Non dimenticate il mondo dell’arte. Cosa
offre SFE è una reale
rivoluzione, al limite per la videoarte. Noi diciamo che la videoarte dovrebbe
essere in televisione, non nel mercato dell’arte dove fanno in modo artefatto
edizioni limitate per creare un valore. Noi proviamo a trovare formule dove gallerie e collezionisti possano essere parte
di questo nuovo approccio. Ma alla fine, cosa siamo è
televisione: mettiamo assieme un programma lineare che speriamo possa
interessare il pubblico, vogliamo essere nelle vite delle persone, sui loro
muri. Questo è quello che una televisione fa…
Tecnica
SFE è aperta anche
alla fotografia, non è vero? Come concepite il rapporto tra SFE e la fotografia?
È molto semplice, i fotografi sono molto vicini alla
videoarte che promuoviamo. Mostriamo slideshows,
anche per promuovere mostre o libri fotografici. Pensiamo il canale come una
continua stimulazione visuale, e la fotografia è certamente parte di tutto
questo.
Dei lavori che
trasmettete, quanti sono fatti su celluloide e quanti su digitale?
Forse l’1% è preso da film reali, spesso il 16 o il 18,5% forse da vecchi analogici. Il resto è digitale.
Quanto spazio occupano i
lavori cinematografici nella programmazione di SFE? Qual è il ruolo del cinema nella tua TV?
Alcuni cortometraggi con non molto parlato possono
adattarsi bene al format. Forse ne
proiettiamo due al mese, ma potrebbero essere di più.
Penso anche che film della Akerman, Tarkovskij o Ozu
potrebbero andare.
Trasmissione
Quali sono gli obiettivi
a lungo termine di SFE? Dove la
vedremo nei prossimi dieci anni?
Lavoriamo a un box che
possa rendere SFE disponibile in HD
via internet in tutto il mondo. Inoltre, lavoriamo per portare SFE nei mercati anglosassone,
statunitense, brasiliano e cinese.
La vostra televisione è
in importanti sedi com e il “Palais di Tokyo” a Parigi. Possiamo vedere SFE ovunque, anche a casa (su schermi
televisivi o pc), persino su cellulare (sui famigerati smartphones)? Qual è il vostro modo preferito di
trasmettere?
Il modo migliore è ancora su schermi grandi. Spero che potremmo avere la nostra app per iPad presto così da trasmettere
il programma da lì sui vostri schermi con tv apple connesse. Speriamo tutti che apple riesca a fornire una propria tv,
così da essere abbastanza sicuri con un appstore dietro a stazioni televisive
marginali come noi. Si può anche guardare SFE via internet, dal nostro sito, in una qualità non eccelsa.

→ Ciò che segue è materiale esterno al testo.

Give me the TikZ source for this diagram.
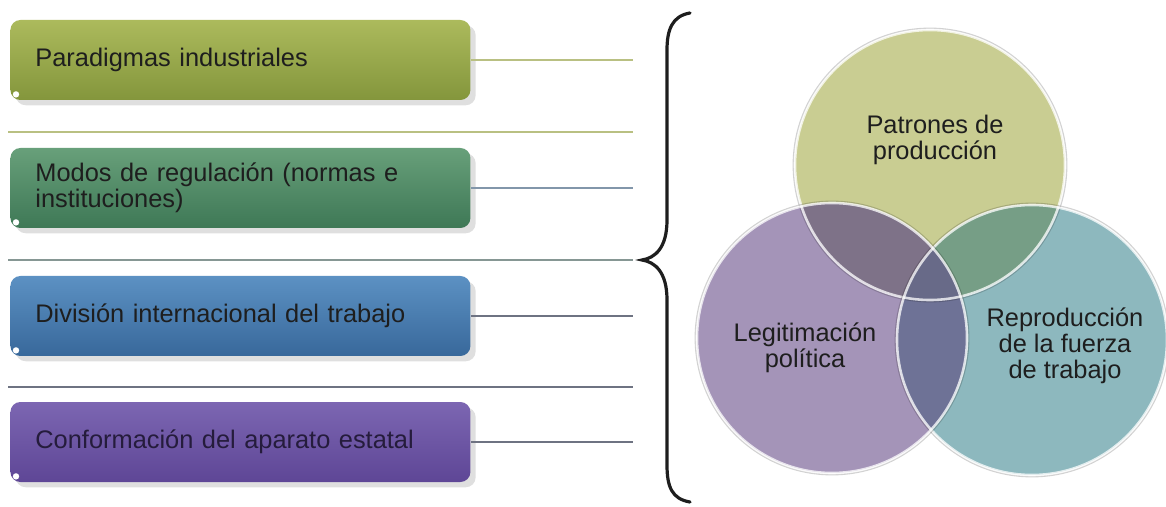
\documentclass[tikz,border=0pt]{standalone}
\usepackage{fontspec}
\setmainfont{Liberation Sans}
\usetikzlibrary{shadows}

\definecolor{ink}{RGB}{30,30,30}
\definecolor{oliveTop}{RGB}{172,186,92}
\definecolor{oliveBot}{RGB}{132,150,60}
\definecolor{greenTop}{RGB}{104,160,122}
\definecolor{greenBot}{RGB}{62,120,86}
\definecolor{blueTop}{RGB}{92,145,195}
\definecolor{blueBot}{RGB}{56,104,155}
\definecolor{violetTop}{RGB}{124,102,178}
\definecolor{violetBot}{RGB}{94,70,150}
\definecolor{lineOlive}{RGB}{185,192,130}
\definecolor{lineGreen}{RGB}{150,175,160}
\definecolor{lineBlue}{RGB}{130,150,170}
\definecolor{lineGray}{RGB}{110,115,130}
\definecolor{sunY}{RGB}{201,205,146}
\definecolor{lilac}{RGB}{164,148,184}
\definecolor{aqua}{RGB}{141,184,190}
\definecolor{yxl}{RGB}{126,114,136}
\definecolor{yxa}{RGB}{118,158,134}
\definecolor{lxa}{RGB}{110,114,150}
\definecolor{allx}{RGB}{104,106,136}

\tikzset{
  bar/.style={rounded corners=5pt, anchor=west, minimum width=230pt,
    minimum height=40pt, text width=205pt, inner xsep=12.5pt, align=left,
    text=ink, font=\fontsize{12.7}{13}\selectfont, drop shadow={opacity=0.25}},
  tick/.style={line width=0.7pt},
  venn/.style={circle, minimum size=135pt, inner sep=0pt},
  rim/.style={draw=white, line width=1.3pt, draw opacity=0.75},
  rimshade/.style={draw=black, line width=0.8pt, draw opacity=0.18},
  vennlabel/.style={align=center, text=ink, font=\fontsize{12.7}{13}\selectfont},
}

\begin{document}
\begin{tikzpicture}[x=0.5pt,y=-0.5pt]
\useasboundingbox (0,0) rectangle (1166,507);

% left column of bars
\node[bar, top color=oliveTop, bottom color=oliveBot] at (10,60) (paradigmas) {Paradigmas industriales};
\node[bar, top color=greenTop, bottom color=greenBot] at (10,188) (modos) {Modos de regulación (normas e\\instituciones)};
\node[bar, top color=blueTop, bottom color=blueBot] at (10,316) (division) {División internacional del trabajo};
\node[bar, top color=violetTop, bottom color=violetBot, text={violetBot!40!black}] at (10,442) (conformacion) {Conformación del aparato estatal};
\foreach \b in {paradigmas,modos,division,conformacion}
  \fill[white] ([shift={(6,-6)}]\b.south west) circle (1.6pt);

% ticks running to the brace
\coordinate (t1) at (633,60);
\coordinate (t2) at (633,188);
\coordinate (t3) at (633,316);
\coordinate (t4) at (633,442);
\draw[tick, lineOlive] (paradigmas.east) -- (t1);
\draw[tick, lineBlue] (modos.east) -- (t2);
\draw[tick, lineGray] (division.east) -- (t3);
\draw[tick, lineGray] (conformacion.east) -- (t4);

% separators
\coordinate (s1a) at (8,132);  \coordinate (s1b) at (633,132);
\coordinate (s2a) at (8,260);  \coordinate (s2b) at (633,260);
\coordinate (s3a) at (8,387);  \coordinate (s3b) at (633,387);
\draw[tick, lineOlive] (s1a) -- (s1b);
\draw[tick, lineGreen!60!lineGray] (s2a) -- (s2b);
\draw[tick, lineGray] (s3a) -- (s3b);

% brace
\coordinate (btop) at (690,13);
\coordinate (btip) at (642,260);
\coordinate (bbot) at (690,502);
\draw[line width=1.6pt, ink, line cap=round]
  (btop) .. controls (672,16) and (667,30) .. (667,50)
  -- (667,220) .. controls (667,248) and (655,258) .. (btip)
  .. controls (655,262) and (667,272) .. (667,300)
  -- (667,465) .. controls (667,487) and (672,499) .. (bbot);

% venn circles
\node[venn, fill=sunY] at (930,165) (patrones) {};
\node[venn, fill=lilac] at (832,338) (legitimacion) {};
\node[venn, fill=aqua] at (1032,340) (reproduccion) {};

\begin{scope}
  \clip (patrones.center) circle (67.5pt);
  \fill[yxl] (legitimacion.center) circle (67.5pt);
  \fill[yxa] (reproduccion.center) circle (67.5pt);
\end{scope}
\begin{scope}
  \clip (legitimacion.center) circle (67.5pt);
  \fill[lxa] (reproduccion.center) circle (67.5pt);
  \clip (reproduccion.center) circle (67.5pt);
  \fill[allx] (patrones.center) circle (67.5pt);
\end{scope}

\foreach \c in {patrones,reproduccion,legitimacion} {
  \draw[rimshade] (\c.center) circle (68.3pt);
  \draw[rim] (\c.center) circle (67.5pt);
}

\node[vennlabel] at (935,140) (lbl1) {Patrones de\\producción};
\node[vennlabel] at (805,348) (lbl2) {Legitimación\\política};
\node[vennlabel] at (1065,346) (lbl3) {Reproducción\\de la fuerza\\de trabajo};
\end{tikzpicture}
\end{document}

Dal cinema all’iPhone. Come vedi, l’evoluzione del modo in cui le immagini
sono “consumate”, che è inziato con lo schermo del
cinema negli spazi pubblici, e che evolve ora verso forme più private di
immagine? Come andranno le cose in futuro secondo te?
Tutto sarà molto di più on demand. Morirà la televisione intesa classicamente. L’esperienza
domestica televisiva e cinematografica della comunità scomparirà. Non vado più
al cinema in piccoli teatri, ma quelli grandi sono spariti. Ecco quindi, SFE
sarà forse una delle offerte degli ultimi programmi lineari. Per noi ha senso:
si vive col programma che noi offriamo, non lo guardi attivamente, è come la
radio. E poi: come scoprire giovani artisti? Hai bisogno di un programma lineare.
Offriremo presto un secondo livello all’esperienza dello spettatore: egli potrà
cliccare sulla sua applicazione dell’ iPad e immediatamente otterrà tutte le
informazioni del video che trasmettiamo, potrà linkarlo, comprare la versione vod e fare altro.